Autor: Roberto Méndez
Paul

Recuerdo
a mis queridos abuelos trabajando todos los días de la semana, incluyendo
sábados, domingos (los feriados no existían). Sin quejarse. Sin protestar. Sin
blasfemar. Siempre con una sonrisa en los labios disfrutando de la tarea. ¿Será
que solamente trabajaban en lo que les agradaba? ¿Será que no veían el trabajo
como un sacrifico sino como una bendición? ¿Será que estaban más en contacto
con la naturaleza?
A pesar
de que trabajaron toda la vida jamás les sobró un centavo para invertir. Vivían
en una casa pequeña que nunca pudieron ampliar pese a los sueños que tenían de
hacerlo. Sueños que forjaron en la juventud y llevaron consigo hasta la tumba.
Murieron en la vieja casa donde vivieron toda su existencia. Y no les importó.

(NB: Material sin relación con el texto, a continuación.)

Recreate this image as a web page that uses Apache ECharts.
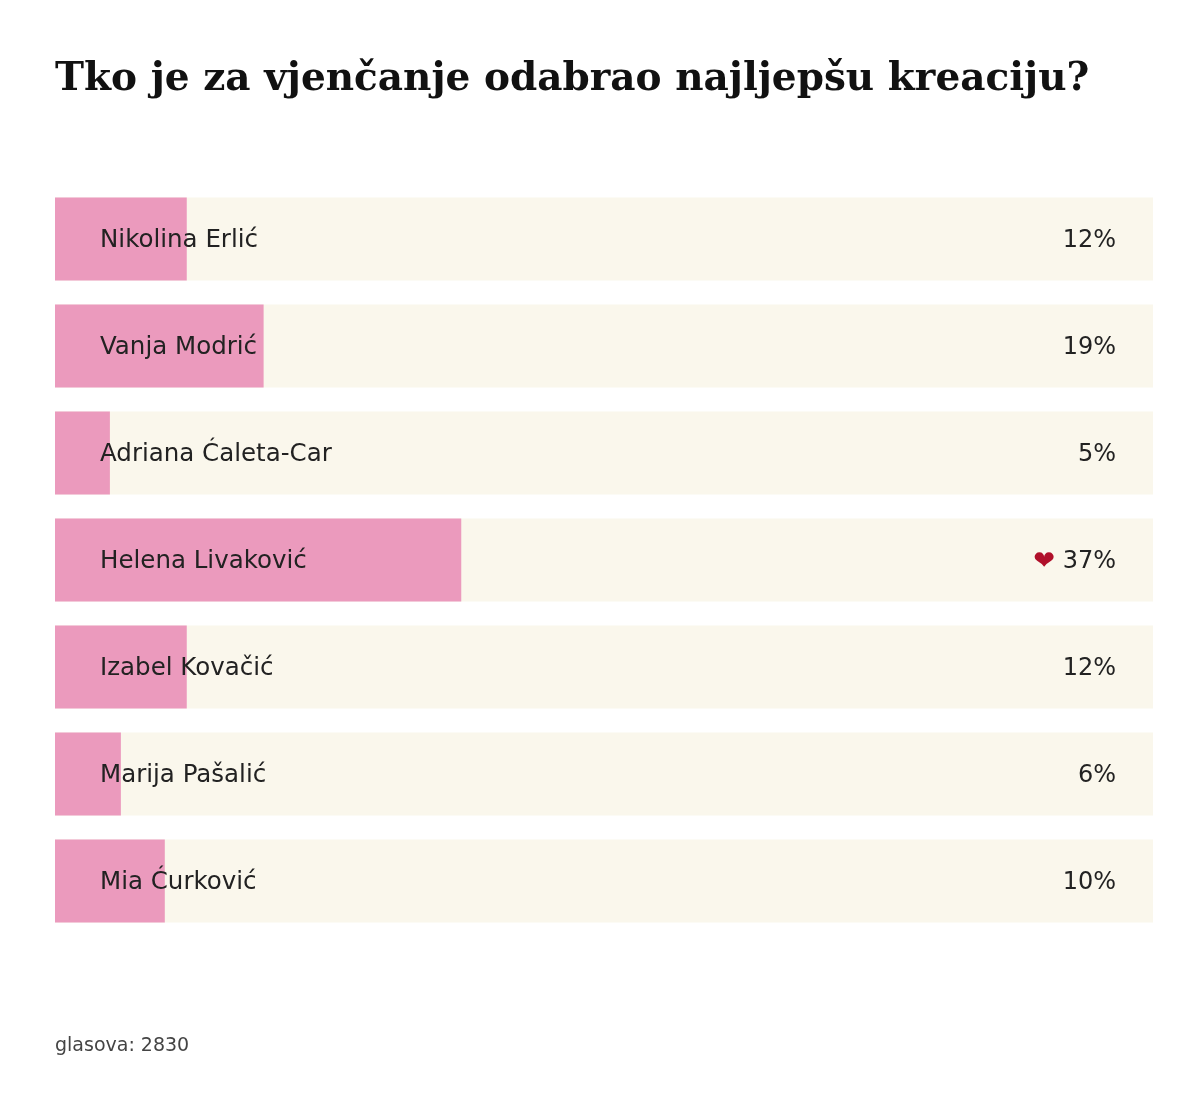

En realidad no les interesaban las cosas materiales. No pensaban en cambiar los
muebles, arrancar ventanas antiguas para colocar modernas, en comprar una
cocina a leña nueva. ¿Para qué? Si funciona de manera perfecta decía el abuelo.
Lo que sirve no se tira.
Afrontaron
situaciones muy difíciles. Criaron catorce hijos. Dos fallecieron. Sepultaron a
sus padres. Algunos de sus hermanos. Sobrinos. Y lo soportaron todo. Jamás se
bajonearon. Jamás sufrieron de depresión. Lloraron es cierto. Pero con el
correr de los meses les volvía la esperanza y volvían a creer en la vida, en
Dios. En ese Dios que para ellos lo era todo.
A mí se
me hace que fue ese Dios en el cual creían ciegamente el que los mantuvo
fuertes aun en las peores tempestades. Ese Dios en el cual nosotros dejamos de
creer, reemplazándolo por cosas materiales: una casa nueva, un automóvil último
modelo, una moto, unas vacaciones lo más lejos posible… Se me hace que vaciamos
nuestras almas de Dios para llenarlas de cosas materiales. Nos arrancamos la fe
en Él del corazón para dejar en su lugar el vacío. Un vacío que no puede
consolarnos cuando flaqueamos, sufrimos o estamos tristes.